With main steam pressure and temperature of 174 bar and 540°C respectively the boilers at Majuba are not operating in the supercritical regime, which is commonplace with today’s state-of-the-art large coal-fired plants and is now required by countries such as China and India for their new large coal fired plants. However supercritical systems require once-through boilers so experience at Majuba is relevant. Also of interest to countries such as China and India is Majuba’s successful use of abrasive high ash (around 35 per cent) coal, with a calorific value between 19 and 24 MJ/kg. The ability to use “difficult” coal is another positive feature of the Benson boiler. Eskom prides itself on being able to burn coal in its power stations “for which there is no other use” and “in so doing saves millions of tons of better quality coal used for exporting or for specialized industrial use.” It also reports that it has reduced its coal consumption to as little as 0.533kg/kWh sent out, “which is especially noteworthy considering the low grade of the coal burned.”

Planning for Majuba, which is located near Amersfoort on the highveld of Mpumalanga province (altitude 1709 m (5607 ft)), goes back to the late 1970s/early 80s when , on the assumption of continued economic growth – orders were placed for three six-unit coal stations, Majuba plus Matimba and Kendal. Construction of Majuba started in September 1983, but was deferred on a couple of occasions because of the effects of sanctions and downturns in the country’s economy, at one stage work on units 4 to 6 stopping altogether. Economic growth remains sluggish and there is currently no shortage of capacity in South Africa’s generation system, Eskom’s installed capacity currently amounting to 38 000 MWe (making it the world’s largest coal-burning utility) with additional hydroelectric power available through the recently restored link to the 1800 MWe Cahora Bassa plant in Mozambique.

Nevertheless at times of peak load there is a demand for Majuba’s electricity.
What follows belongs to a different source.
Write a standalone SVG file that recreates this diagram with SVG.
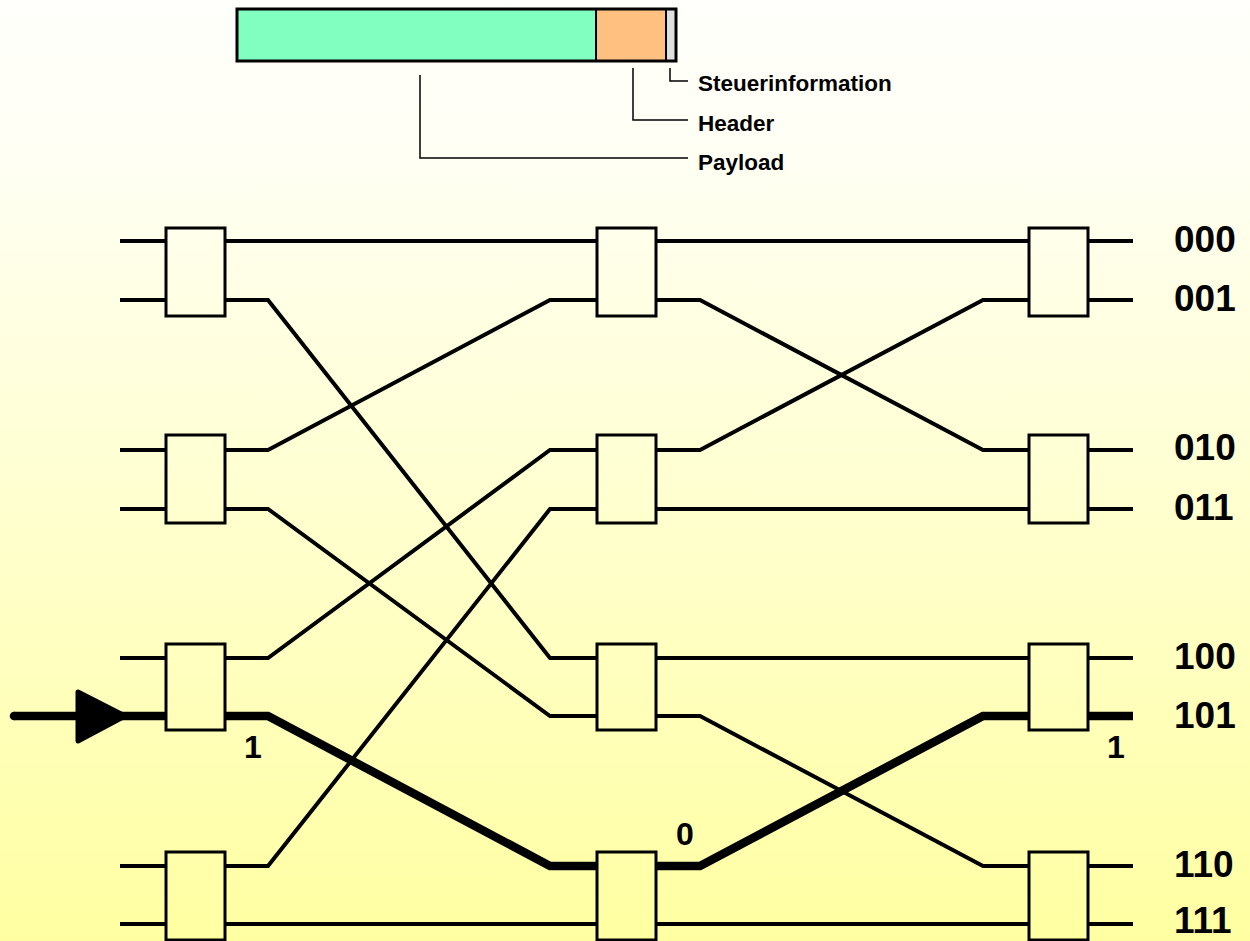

But the plant must compete in an internal market with other plants on the Eskom system. Each day power stations submit to the “pool” their electricity price bids for each hour of the following day, and this determines whether they operate or not. Majuba’s fuel costs tend to be greater than its competitors because the coal has to be brought in by rail, from collieries in the Witbank area. This is why the plant’s current role is as a provider of peak load electricity, for which it can get a higher price.
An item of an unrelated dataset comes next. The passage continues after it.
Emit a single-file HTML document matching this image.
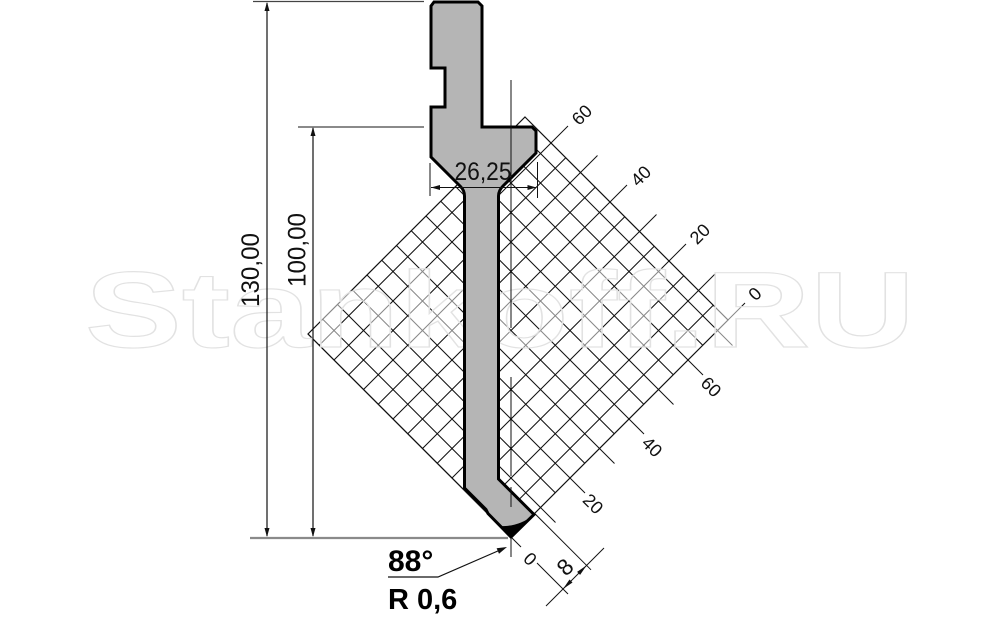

The railing in of coal was not envisaged when the plant was planned because it is sited on what was thought to be a large enough coal mine to meet its needs, the Majuba colliery, which was developed to supply the station. It subsequently turned out that the mine was not able to supply the plant’s requirements and it was shut in 1993. At full load (90 per cent MCR) the completed power station would consume about 2055 tons of coal per hour.

Boiler design

Despite the drawn out construction period, the Majuba boilers are “among the most modern in the world”, according to Rainer Cossman. As well as being able to work with low grade coal other requirements of the basic boiler design were: avoidance of slagging and fouling in furnace and convective boiler parts; minimization of erosion; high efficiency and availability; and operational flexibility.

An opposed firing system is used, with 30 Steinmuller swirl burners and individual burner adjustment, providing assurance of stable ignition and excess air control. The burners are arranged in a 3-burner staggered configuration, resulting in a low burner belt heat release which safely avoids furnace slagging.

The five burner levels, each supplied by a dedicated tube mill, allow high operational flexibility. The furnace is sized to ensure low flue gas temperatures at the furnace outlet as well as the necessary residence time for good burnout of the coal.

Each burner has its own oil gun to start up and stabilise the pulverised fuel flame at low loads.

For the furnace section of the evaporator the proven helical tube configuration is used, which results in even heat take-up and stable flow characteristics under all load conditions.

Among the advantages of the tower type (single pass) design adopted at Majuba are:

  • Simplicity. The simple arrangement of wall panels, tube banks and connecting pipes, which allows the boiler body to expand freely in all directions, thus avoiding stress concentrations.

  • No connections between wall components at different temperatures, reducing thermal stresses.

  • Uniform flue gas flow pattern, eliminating the dust concentration/stratification found in two-pass boilers and reducing erosion.

    At Majuba the height of the boiler furnace is 51.9 m. The height of the gas-tight welded tube walls which surround the furnace and the gas path of the convective heating surfaces above the furnace is about 100m. These walls are suspended from a grid which forms the top of the 119 m high boiler house. This suspension method allows for downward expansion. Superheater and reheater tube banks are suspended horizontally above the furnace zone, while the economiser elements are located at the top of the boiler.

    Changing technologies

    An unusual feature of the Majuba plant is that its first three units use direct-air-cooled condensers (as at Matimba, see last month’s MPS), while units 4-6 will use conventional wet cooling with cooling towers. The direct-air-cooled option was initially selected because of lack of local water sources. Dry-cooled systems consume about 0.4 litres/kWh compared with 2.5 litres/kWh for wet cooling. However wet cooling increases overall plant efficiency, pushing unit capacity from 660 MWe to 715 MWe. Prompted by rising coal prices, it became worthwhile to build a dam at Slang River, some 70 km away, to supply the second three units with cooling water.

    The two phases of the Majuba project also provide a vivid illustration of how much power plant instrumentation and control has progressed in recent years. Units 1-3 use Teleperm MEA distributed control technology with touch screen man-machine interface supported by conventional hardwired pushbuttons. But the new Siemens’ Teleperm XP system to be used in units 4-6 represents a major leap forward from this earlier technology and these units will be operated by screen and mouse using the OM 650 man-machine interface. Units 4-6 will be controlled from one integrated control room compared with the three individual control rooms used for units 1-3.

    The I&C project for units 4-6 is also being implemented with much greater involvement of local people. Siemens says that for these units all its “people resources are local” and “the design, project management and ordering of hardware from Germany are done on site.”